Selva Almada contou que passou alguns dias em casa da irmã para ajudar a tomar conta do filho desta, de nove anos. O rapaz passava o dia todo em frente ao computador e quase não se divertia fora de casa. Um dia pediu à tia que jogasse com ele. Selva Almada recusou porque não sabia jogar no computador. Mas a sua irmã alertou-a de que o jogo a que o rapaz se referia era o Scrabble, um jogo que consiste em formar palavras. “Passamos os três dias seguintes a formar palavras. Eram campeonatos ferozes e eu ficava emocionada como ele formava palavras mesmo com erros ortográficos, que eu corrigia depois”.

Selva Almada disse que vem de uma família muito pobre, sem dinheiro para comprar livros. Por isso, a escritora lia tudo o que havia para ler e fosse grátis. Não lhe interessava os jogos insípidos das outras meninas: “para que queria amigas se tinha os livros?”.

“Ler é como entrar numa piscina de água gelada num dia muito quente”.

Em criança, Selva não se imaginava escritora e que poderia dar felicidade a pessoas como ela, que vivia para ler.

Um professor disse a Selva Almada que um escritor precisa “escrever muito, ler muito e viver muito. As duas primeiras eu faço-as mas a última calculo que vá levar uma vida inteira”.

Sobre a sua forma de escrever, Selva afirmou que tem de ter “uma paciência infinita comigo própria e tenho com as palavras a relação com que a minha mãe me dizia para comer a sopa, às vezes com doçura, às vezes com ameaças”.

Tatiana Salem Levy anunciou estarmos “a viver o fim de um mundo e o início de outro. Estamos em plena transição e assustados com o desconhecido.

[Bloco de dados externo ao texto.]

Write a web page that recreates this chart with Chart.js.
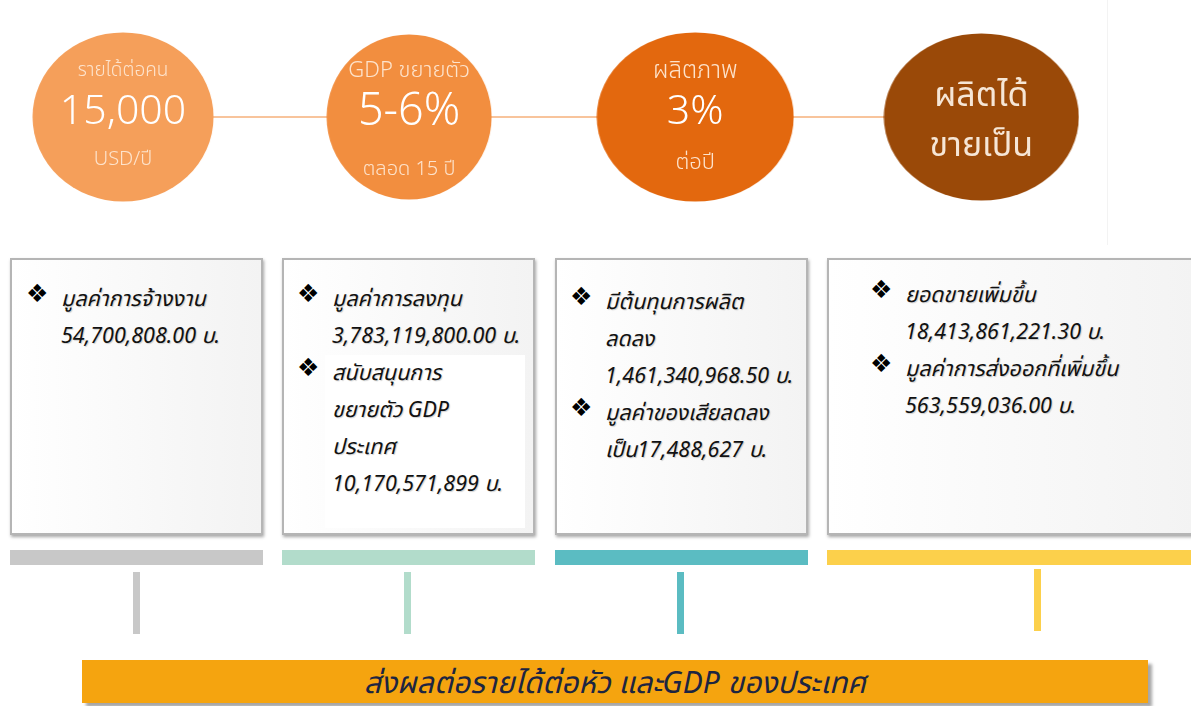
<!DOCTYPE html>
<html lang="th">
<head>
<meta charset="utf-8">
<script src="https://cdn.jsdelivr.net/npm/chart.js@4.4.1/dist/chart.umd.min.js"></script>
<style>
  html, body { margin: 0; padding: 0; background: #ffffff; }
  body { width: 1191px; height: 706px; position: relative; overflow: hidden;
         font-family: "Noto Sans", "Noto Sans Thai", "Loma", "Garuda", "DejaVu Sans", sans-serif; }
  #topPanel { position: absolute; left: 0; top: 0; width: 1107px; height: 245px;
              border-right: 1px solid #f3f3f3; background: #fff; }
  #topChart { position: absolute; left: 0; top: 0; }
  .box { position: absolute; top: 258px; height: 277px; box-sizing: border-box;
         border: 2px solid #b5b5b5; background: linear-gradient(to right, #ffffff 0%, #f3f3f3 100%);
         box-shadow: 1px 2px 3px rgba(0,0,0,0.35); }
  .item { position: relative; font-style: italic; font-size: 21.5px; line-height: 37px; color: #111;
          text-shadow: 1px 1px 1px rgba(0,0,0,0.18); white-space: nowrap; }
  .bullet { position: absolute; font-style: normal; font-size: 25px; color: #000; text-shadow: none;
            font-family: "DejaVu Sans", sans-serif; }
  .whitepatch { position: absolute; background: #ffffff; }
  .bar { position: absolute; top: 550px; height: 15px; }
  .stub { position: absolute; width: 7px; }
  #banner { position: absolute; left: 82px; top: 660px; width: 1066px; height: 43px; background: #f5a40f;
            box-shadow: 4px 4px 3px rgba(0,0,0,0.35); text-align: center; line-height: 43px;
            font-style: italic; font-size: 30px; color: #1c2541; }
</style>
</head>
<body>
<div id="topPanel"><canvas id="topChart" width="1107" height="234"></canvas></div>
<div id="boxes"></div>
<div id="banner"></div>
<script>
// ---------- data ----------
const stageLabels   = ['รายได้ต่อคน', 'GDP ขยายตัว', 'ผลิตภาพ', 'ผลิตได้'];
const stageValues   = ['15,000', '5-6%', '3%', 'ขายเป็น'];
const stageUnits    = ['USD/ปี', 'ตลอด 15 ปี', 'ต่อปี', ''];
const stageIndex    = [0, 1, 2, 3];

const box1Items = [['มูลค่าการจ้างงาน', '54,700,808.00 บ.']];
const box2Items = [['มูลค่าการลงทุน', '3,783,119,800.00 บ.'],
                   ['สนับสนุนการ', 'ขยายตัว GDP', 'ประเทศ', '10,170,571,899 บ.']];
const box3Items = [['มีต้นทุนการผลิต', 'ลดลง', '1,461,340,968.50 บ.'],
                   ['มูลค่าของเสียลดลง', 'เป็น17,488,627 บ.']];
const box4Items = [['ยอดขายเพิ่มขึ้น', '18,413,861,221.30 บ.'],
                   ['มูลค่าการส่งออกที่เพิ่มขึ้น', '563,559,036.00 บ.']];
const bannerText = 'ส่งผลต่อรายได้ต่อหัว และGDP ของประเทศ';

// ---------- styles ----------
const circleColors = ['#f59f5a', '#f28e3f', '#e3680e', '#9a4908'];
const circleRx = [91, 83, 99, 98];
const circleRy = [85, 83, 85, 84];
const lineColor = '#f8c49c';

function ellipseImage(color, rx, ry) {
  const c = document.createElement('canvas');
  c.width = rx * 2; c.height = ry * 2;
  const g = c.getContext('2d');
  g.fillStyle = color;
  g.beginPath();
  g.ellipse(rx, ry, rx - 0.5, ry - 0.5, 0, 0, Math.PI * 2);
  g.fill();
  return c;
}
const ellipseStyles = stageIndex.map(i => ellipseImage(circleColors[i], circleRx[i], circleRy[i]));

const thaiFont = '"Noto Sans", "Noto Sans Thai", "Loma", "Garuda", sans-serif';
const labelSizes = [19, 22, 24];
const valueSizes = [41, 45, 41];
const unitSizes  = [20, 20, 22];
const unitOffsets = [42, 52, 46];
const circleText = {
  id: 'circleText',
  afterDatasetsDraw(chart) {
    const meta = chart.getDatasetMeta(1);
    const ctx = chart.ctx;
    ctx.save();
    ctx.textAlign = 'center';
    ctx.textBaseline = 'middle';
    meta.data.forEach((pt, i) => {
      const x = pt.x, y = pt.y;
      if (i < 3) {
        ctx.fillStyle = '#fde3cc';
        ctx.font = '300 ' + labelSizes[i] + 'px ' + thaiFont;
        ctx.fillText(stageLabels[i], x, y - 46);
        ctx.fillStyle = '#ffffff';
        ctx.font = '300 ' + valueSizes[i] + 'px ' + thaiFont;
        ctx.fillText(stageValues[i], x, y - 5);
        ctx.fillStyle = '#fde3cc';
        ctx.font = '300 ' + unitSizes[i] + 'px ' + thaiFont;
        ctx.fillText(stageUnits[i], x, y + unitOffsets[i]);
      } else {
        ctx.fillStyle = '#f6e6d6';
        ctx.font = '400 34px ' + thaiFont;
        ctx.fillText(stageLabels[i], x, y - 21);
        ctx.fillText(stageValues[i], x, y + 29);
      }
    });
    ctx.restore();
  }
};

new Chart(document.getElementById('topChart'), {
  data: {
    datasets: [
      { type: 'line', data: stageIndex.map(i => ({ x: i, y: 0 })), borderColor: lineColor,
        borderWidth: 2, pointRadius: 0, order: 2 },
      { type: 'scatter', data: stageIndex.map(i => ({ x: i, y: 0 })), pointStyle: ellipseStyles,
        pointRadius: 90, order: 1 }
    ]
  },
  options: {
    responsive: false, animation: false, clip: false,
    layout: { padding: 0, autoPadding: false },
    plugins: { legend: { display: false }, tooltip: { enabled: false } },
    scales: {
      x: { type: 'linear', display: false, min: -0.43, max: -0.43 + 1107 / 286.1 },
      y: { type: 'linear', display: false, min: -1, max: 1 }
    }
  },
  plugins: [circleText]
});

// ---------- boxes ----------
const boxDefs = [
  { items: box1Items, left: 10,  width: 253, textLeft: 49, top: 19, color: '#c8c8c8', stubX: 133, stubTop: 572, stubH: 62 },
  { items: box2Items, left: 282, width: 253, textLeft: 48, top: 19, color: '#b2dccb', stubX: 404, stubTop: 572, stubH: 62 },
  { items: box3Items, left: 555, width: 253, textLeft: 48, top: 22, color: '#5bbcc2', stubX: 677, stubTop: 572, stubH: 62 },
  { items: box4Items, left: 827, width: 370, textLeft: 76, top: 15, color: '#fcd04b', stubX: 1034, stubTop: 569, stubH: 62 }
];
const host = document.getElementById('boxes');
boxDefs.forEach((b, bi) => {
  const box = document.createElement('div');
  box.className = 'box';
  box.style.left = b.left + 'px';
  box.style.width = b.width + 'px';
  if (bi === 1) {
    const wp = document.createElement('div');
    wp.className = 'whitepatch';
    wp.style.left = '41px'; wp.style.top = '95px'; wp.style.width = '200px'; wp.style.height = '173px';
    box.appendChild(wp);
  }
  const inner = document.createElement('div');
  inner.style.position = 'absolute';
  inner.style.left = b.textLeft + 'px';
  inner.style.top = b.top + 'px';
  b.items.forEach(lines => {
    lines.forEach((ln, li) => {
      const d = document.createElement('div');
      d.className = 'item';
      d.textContent = ln;
      if (li === 0) {
        const bu = document.createElement('span');
        bu.className = 'bullet';
        bu.textContent = '❖';
        bu.style.left = '-35px';
        bu.style.top = '-4px';
        d.appendChild(bu);
      }
      inner.appendChild(d);
    });
  });
  box.appendChild(inner);
  host.appendChild(box);

  const bar = document.createElement('div');
  bar.className = 'bar';
  bar.style.left = b.left + 'px';
  bar.style.width = (bi === 3 ? 1191 - b.left : b.width) + 'px';
  bar.style.background = b.color;
  document.body.appendChild(bar);

  const stub = document.createElement('div');
  stub.className = 'stub';
  stub.style.left = b.stubX + 'px';
  stub.style.top = b.stubTop + 'px';
  stub.style.height = b.stubH + 'px';
  stub.style.background = b.color;
  document.body.appendChild(stub);
});
document.getElementById('banner').textContent = bannerText;
</script>
</body>
</html>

É aí que a linguagem é importante, uma vez que é ela que cria o mundo”. A escritora brasileira sublinhou ser “importante escolhermos o que vamos levar deste mundo que está a acabar. Falamos do fim da democracia e espero que possamos levar a literatura para esse mundo novo porque ser escritor é ser livre”.

Para Tatiana, a literatura é sempre política. “Se não, o que é? Os lírios brancos e o mar sereno? A literatura não tem sempre de passar uma mensagem mas ela dá novos sentidos às palavras”.

“Enquanto houver literatura não só haverá este mundo como muitos outros”, concluiu.